From the Activities that Work sections the reader sees that effective teachers analyze, identify, design, develop, ensure, offer, model, encourage, plan, select, explore, extend, and weave. Pay attention to the weaving. With every classroom example we get a disclaimer: IT IS IMPORTANT TO UNDERSTAND THAT THE SIX FEATURES IDENTIFIED IN THIS RESEARCH ARE INTERRELATED AND SUPPORTIVE OF ONE ANOTHER. This weaving business is important.
Another article about strategy instruction in the real world, Metacognition in Literacy Learning, by Michael Pressley, provides additional background that a teacher might want. Pressley describes how strategy instruction was meant to be applied. He’s wary of hype.

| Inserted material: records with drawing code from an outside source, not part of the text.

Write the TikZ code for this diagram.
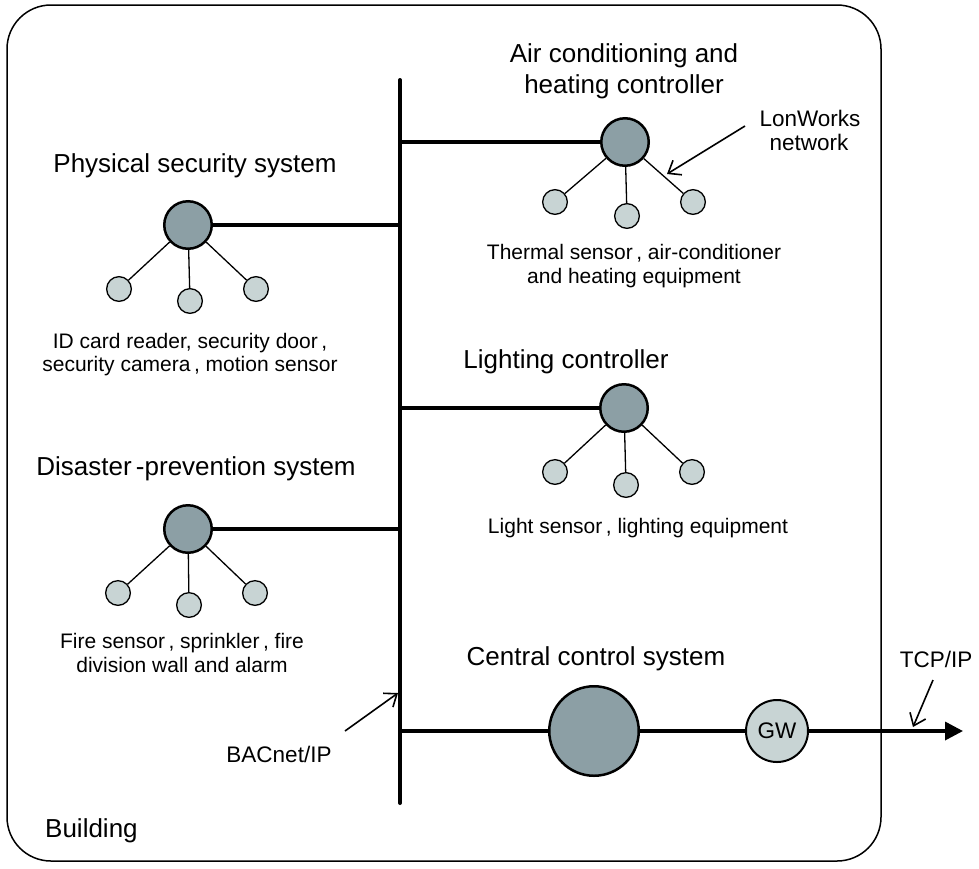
\documentclass[tikz,border=0pt]{standalone}
\usepackage{fontspec}
\setmainfont{Liberation Sans}
\usetikzlibrary{arrows.meta}
\definecolor{ctrlfill}{RGB}{140,159,165}
\definecolor{devfill}{RGB}{200,212,212}
\tikzset{
  ctrl/.style={circle,draw,line width=2.5pt,fill=ctrlfill,minimum size=47.5pt,inner sep=0pt},
  bigctrl/.style={ctrl,minimum size=89.5pt},
  dev/.style={circle,draw,line width=1.3pt,fill=devfill,minimum size=24.7pt,inner sep=0pt},
  gwnode/.style={circle,draw,line width=2pt,fill=devfill,minimum size=62pt,inner sep=0pt,
    font=\fontsize{22.5}{26}\selectfont},
  bus/.style={line width=4pt,line cap=round},
  branch/.style={line width=3.5pt},
  link/.style={line width=1.3pt},
  callout/.style={line width=1.6pt,-{Straight Barb[length=11pt,width=17pt,line width=1.6pt]}},
  title/.style={font=\fontsize{26}{30}\selectfont,anchor=base,inner sep=0pt},
  desc/.style={font=\fontsize{21}{24}\selectfont,anchor=base,inner sep=0pt},
  tag/.style={font=\fontsize{22.5}{26}\selectfont,anchor=base,inner sep=0pt},
}
\begin{document}
\begin{tikzpicture}[x=1pt,y=-1pt]
\useasboundingbox (0,0) rectangle (979,868);

% building outline
\draw[line width=1.5pt,rounded corners=44pt] (7,5) rectangle (881,861);
\node[title,anchor=base west] (building) at (45,837) {Building};

% BACnet/IP backbone
\coordinate (bustop) at (400,80);
\coordinate (busbot) at (400,803);
\draw[bus] (bustop) -- (busbot);
\coordinate (jP) at (400,225);
\coordinate (jA) at (400,142);
\coordinate (jL) at (400,408);
\coordinate (jD) at (400,529);
\coordinate (jC) at (400,731);

% physical security system
\node[title] (physT) at (195,172) {Physical security system};
\node[ctrl] (phys) at (188,225) {};
\node[dev] (phys1) at (119,289) {};
\node[dev] (phys2) at (190,301) {};
\node[dev] (phys3) at (256,289) {};
\draw[branch] (phys) -- (jP);
\foreach \d in {phys1,phys2,phys3} \draw[link] (phys) -- (\d);
\node[desc] (physD1) at (190,348) {ID card reader, security door\,,};
\node[desc] (physD2) at (190,371) {security camera\,, motion sensor};

% air conditioning and heating controller
\node[title] (acT1) at (624,62) {Air conditioning and};
\node[title] (acT2) at (624,93) {heating controller};
\node[ctrl] (ac) at (625,142) {};
\node[dev] (ac1) at (555,202) {};
\node[dev] (ac2) at (627,216) {};
\node[dev] (ac3) at (693,202) {};
\draw[branch] (jA) -- (ac);
\foreach \d in {ac1,ac2,ac3} \draw[link] (ac) -- (\d);
\node[desc] (acD1) at (634,259) {Thermal sensor\,, air-conditioner};
\node[desc] (acD2) at (634,283) {and heating equipment};
\node[tag] (lon1) at (810,126) {LonWorks};
\node[tag] (lon2) at (809,150) {network};
\coordinate (lonFrom) at (745,126);
\coordinate (lonTo) at (667,174);
\draw[callout] (lonFrom) -- (lonTo);

% lighting controller
\node[title] (litT) at (566,368) {Lighting controller};
\node[ctrl] (lit) at (624,408) {};
\node[dev] (lit1) at (555,472) {};
\node[dev] (lit2) at (626,485) {};
\node[dev] (lit3) at (692,472) {};
\draw[branch] (jL) -- (lit);
\foreach \d in {lit1,lit2,lit3} \draw[link] (lit) -- (\d);
\node[desc] (litD) at (638,533) {Light sensor\,, lighting equipment};

% disaster-prevention system
\node[title] (disT) at (196,475) {Disaster\,-prevention system};
\node[ctrl] (dis) at (188,529) {};
\node[dev] (dis1) at (118,593) {};
\node[dev] (dis2) at (189,605) {};
\node[dev] (dis3) at (255,593) {};
\draw[branch] (dis) -- (jD);
\foreach \d in {dis1,dis2,dis3} \draw[link] (dis) -- (\d);
\node[desc] (disD1) at (182,648) {Fire sensor\,, sprinkler\,, fire};
\node[desc] (disD2) at (182,672) {division wall and alarm};

% central control system and gateway
\node[title] (cenT) at (596,665) {Central control system};
\node[bigctrl] (cen) at (594,731) {};
\node[gwnode] (gw) at (777,731) {GW};
\coordinate (out) at (963,731);
\draw[branch] (jC) -- (cen);
\draw[branch] (cen) -- (gw);
\draw[branch,-{Triangle[length=18pt,width=18pt]}] (gw) -- (out);

% protocol labels
\node[tag] (tcp) at (936,667) {TCP/IP};
\coordinate (tcpFrom) at (933,680);
\coordinate (tcpTo) at (913,727);
\draw[callout] (tcpFrom) -- (tcpTo);
\node[tag] (bac) at (279,762) {BACnet/IP};
\coordinate (bacFrom) at (345,731);
\coordinate (bacTo) at (398,693);
\draw[callout] (bacFrom) -- (bacTo);
\end{tikzpicture}
\end{document}
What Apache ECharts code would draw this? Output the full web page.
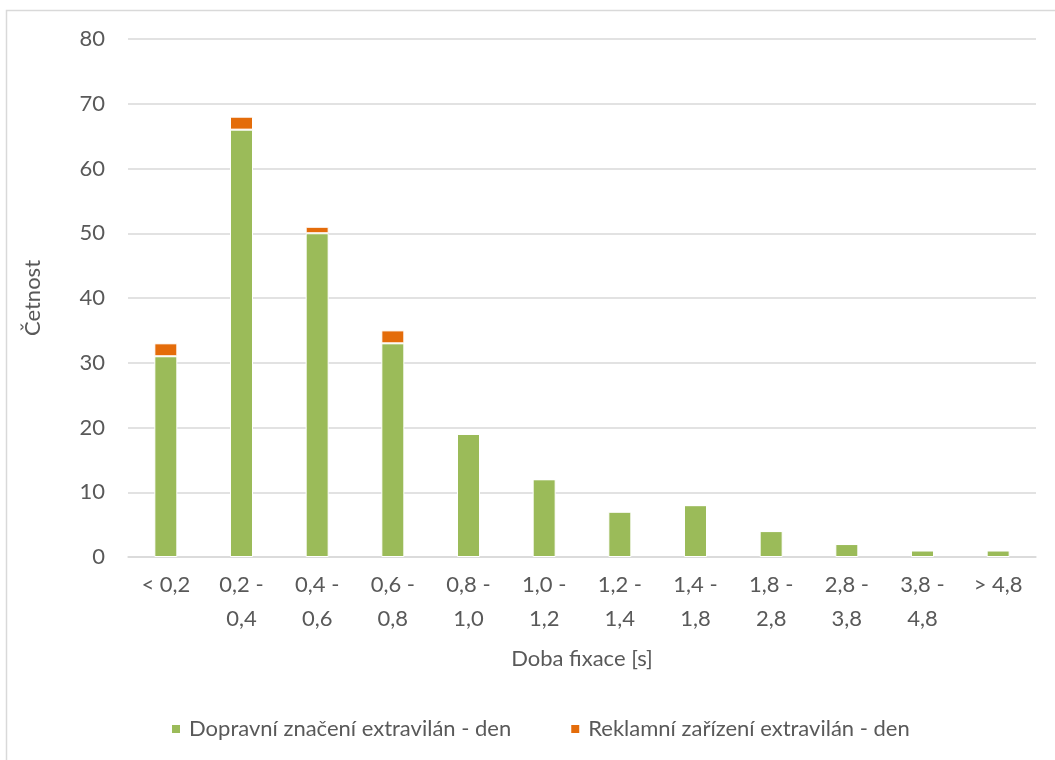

That is, when multiple strategies instruction has proven potent in the literature, a few strategies were taught, not the laundry list of comprehension strategies that is possible by listing every individual comprehension strategy ever studied!! In contrast, if you look in those books cranked out for professional development in comprehension strategies instruction, the implication is to teach many strategies and to do so using the teacher tips that overflow these volumes. (p. 10)
Remember, the weaving is important. Pressley stresses that strategy instruction is not simplistic, and it is a long-term project, requiring many years.
Strategies can be introduced one at a time, but as new strategies are added, it is essential for students to use the new strategies in an articulated way with the strategies learned previously. Even teaching a small repertoire of comprehension strategies can take a school year, with several school years of such instruction and practice likely for the students to internalize completely the use of the repertoire of strategies
I agree with Michael Pressley when he says “If there is one thing I am certain of with respect to comprehension strategies instruction, it is very challenging for teachers to implement, even when they receive excellent professional development and support.” Langer’s report should be read with realistic expectations. It points in the right direction, but the road is bumpier than the roadmap might have you believe.
Strategy instruction is a worthwhile project. It may be the only worthwhile project for teachers because what are attempting to do with this information is the critical job of teaching students to learn how to learn.
But we have to understand what we’re taking on. It won’t happen in a month or even a year. Look for little signs of hope, glimmers of insight and enthusiasm. Notice the students who tell you they are using strategies when they haven’t been prompted to do so. Those are the best indicators of your effectiveness.